Now, though, Spain has passed a law that will allow the State to hold a stake of more than 50% in Sareb in order to take control of the company.
Basically, the new law opens the door to allow the government to increase its stake in Sareb at the cost of the rest of the shareholders, including most of the banks, thereby reducing their power and weight in the company’s capital. This buy out may even be done for a symbolic price of just a few euros given that the institutions have been making provisions for the deterioration of their investment.
Currently, the FROB is the main shareholder with 45.9% of Sareb, followed by Banco Santander, with 22.2%; CaixaBank, 12.24%; Sabadell, 6.61%; Kutxabank, 2.53%; Ibercaja Banco, 1.43% and Bankinter, 1.37%, among others.
Although the State will take control of Sareb, the company will still have a specific corporate regime so that it can maintain “the necessary agility to carry out its divestment function”, although, according to a press release from the Ministry of Economic Affairs, the regime of commercial and senior management contracts will apply.

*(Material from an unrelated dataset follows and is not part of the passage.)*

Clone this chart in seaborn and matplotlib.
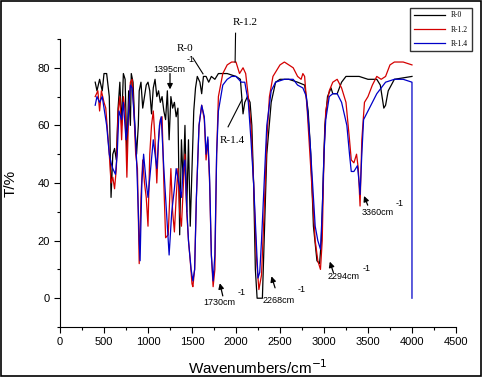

In the Murcia Region, there are still many properties on the urbanisations unsold and in the hands of Sareb, and in 2021 attempts were made to sell them off at auction in order to liquidate the investments with mixed levels of success.
As an alternative to selling off empty homes to private buyers, Sareb has begun diverting more of its properties to subsidised social and council housing as part of its corporate social responsibility strategy. The government now wants to strengthen this commitment, “in order to maximise the social utility of these properties and the positive impact of the company on society”.
In this way, the new government takeover of a majority share in Sareb may see a larger proportion of its seized properties being repurposed for cheap council houses and flats for those unable to afford a home in Spain.